CMI recognizes Nils Dencker for his complete resolution of a conjecture made by F. Treves and L. Nirenberg in 1970. This conjecture posits an essentially geometric necessary and suffcient condition, "Psi", for a pseudo-differential operator of principal type to be locally solvable, i.e., for the equation Pu = f to have local solutions given a finite number of conditions on f. Dencker's work provides a full mathematical understanding of the surprising discovery by Hans Lewy in 1957 that there exist a linear partial differential operator -- a one-term, third-order perturbation of the Cauchy-Riemann operator -- which is not local solvable in this sense. The necessity of condition "Psi" was shown for operators in dimension 2 by R. Moyer in 1978 and in general by L. Hormander in 1981. The sufficiency of the condition has resisted many previous attacks.

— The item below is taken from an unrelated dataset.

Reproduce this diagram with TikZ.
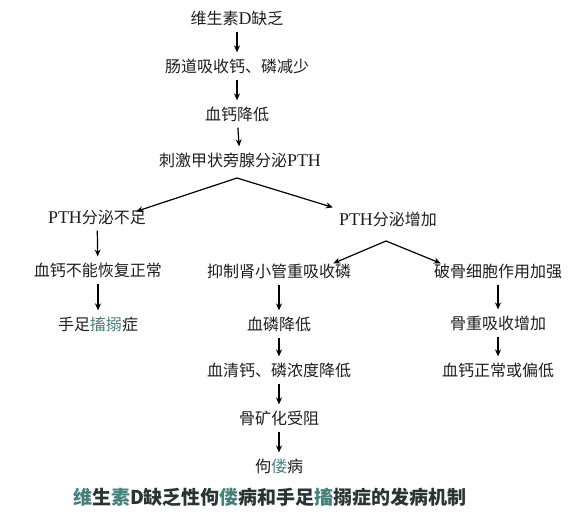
\documentclass[tikz,border=0pt]{standalone}
\usepackage{fontspec}
\setmainfont{Noto Sans CJK SC}
\newfontfamily\lat[Scale=1.12]{Liberation Serif}
\usetikzlibrary{arrows.meta}
\definecolor{txt}{HTML}{1E1E1E}
\definecolor{tealc}{HTML}{46807C}
\definecolor{capc}{HTML}{2A3433}
\tikzset{
  lbl/.style={font=\fontsize{16}{19}\selectfont, text=txt, inner sep=2pt, anchor=center},
  arr/.style={draw=black, line width=1.2pt, -{Stealth[length=7pt,width=6pt]}, shorten <=4pt, shorten >=4pt},
  brr/.style={draw=black, line width=1.2pt, -{Stealth[length=7pt,width=6pt]}}
}
\begin{document}
\begin{tikzpicture}[x=1pt,y=-1pt]
\useasboundingbox (0,0) rectangle (576,520);
\node[lbl] (a) at (237,18) {维生素{\lat D}缺乏};
\node[lbl] (b) at (237,66) {肠道吸收钙、磷减少};
\node[lbl] (c) at (237,114) {血钙降低};
\node[lbl] (d) at (240,160) {刺激甲状旁腺分泌{\lat PTH}};
\node[lbl] (l1) at (97,217) {{\lat PTH}分泌不足};
\node[lbl] (r1) at (388,219) {{\lat PTH}分泌增加};
\node[lbl] (l2) at (98,270) {血钙不能恢复正常};
\node[lbl] (m2) at (279,271) {抑制肾小管重吸收磷};
\node[lbl] (r2) at (498,271) {破骨细胞作用加强};
\node[lbl] (l3) at (98,324) {手足{\color{tealc}搐搦}症};
\node[lbl] (m3) at (279,324) {血磷降低};
\node[lbl] (r3) at (498,323) {骨重吸收增加};
\node[lbl] (m4) at (279,370) {血清钙、磷浓度降低};
\node[lbl] (r4) at (498,370) {血钙正常或偏低};
\node[lbl] (m5) at (279,418) {骨矿化受阻};
\node[lbl] (m6) at (279,466) {佝{\color{tealc}偻}病};
\node[font=\fontsize{19}{22}\selectfont\bfseries, text=capc, inner sep=1pt] (cap) at (270,497)
  {{\color{tealc}维}生{\color{tealc}素}D缺乏性佝{\color{tealc}偻}病和手足{\color{tealc}搐}搦症的发病机制};
\coordinate (ap1) at (237,178);
\coordinate (ap2) at (386,241);
\draw[arr] (a) -- (b);
\draw[arr] (b) -- (c);
\draw[arr] (c) -- (d);
\draw[brr] (ap1) -- ([shift={(-12,4)}]l1.north east);
\draw[brr] (ap1) -- ([shift={(-4,-2)}]r1.north west);
\draw[brr] (ap2) -- ([shift={(-20,2)}]m2.north east);
\draw[brr] (ap2) -- ([shift={(9,2)}]r2.north west);
\draw[arr] (l1) -- (l2);
\draw[arr] (l2) -- (l3);
\draw[arr] (m2) -- (m3);
\draw[arr] (m3) -- (m4);
\draw[arr] (m4) -- (m5);
\draw[arr] (m5) -- (m6);
\draw[arr] (r2) -- (r3);
\draw[arr] (r3) -- (r4);
\end{tikzpicture}
\end{document}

Nils Dencker was born 1953 in Lund, Sweden. He received his Ph.D. from Lund University in 1981 under the direction of Lars Hormander. After spending 1981-1983 as a C.L.E. Moore instructor at MIT, he returned to Lund University. He has been the Director of Studies at the Department of Mathematics 2001-2003. Dencker received in 2003 the Gaarding prize from the Royal Physiographic Society in Lund. He is currently the vice chairman of the Swedish Mathematical Society.
Dencker's research interests lie in the microlocal analysis of partial differential equations and the calculus of pseudodifferential operators. He has studied the propagation of polarization (vector valued singularities) for systems of partial differential equations, for example in double refraction. Dencker has also studied the pseudospectra (spectral instability) of semi-classical partial differential equations and the solvability of partial differential equations.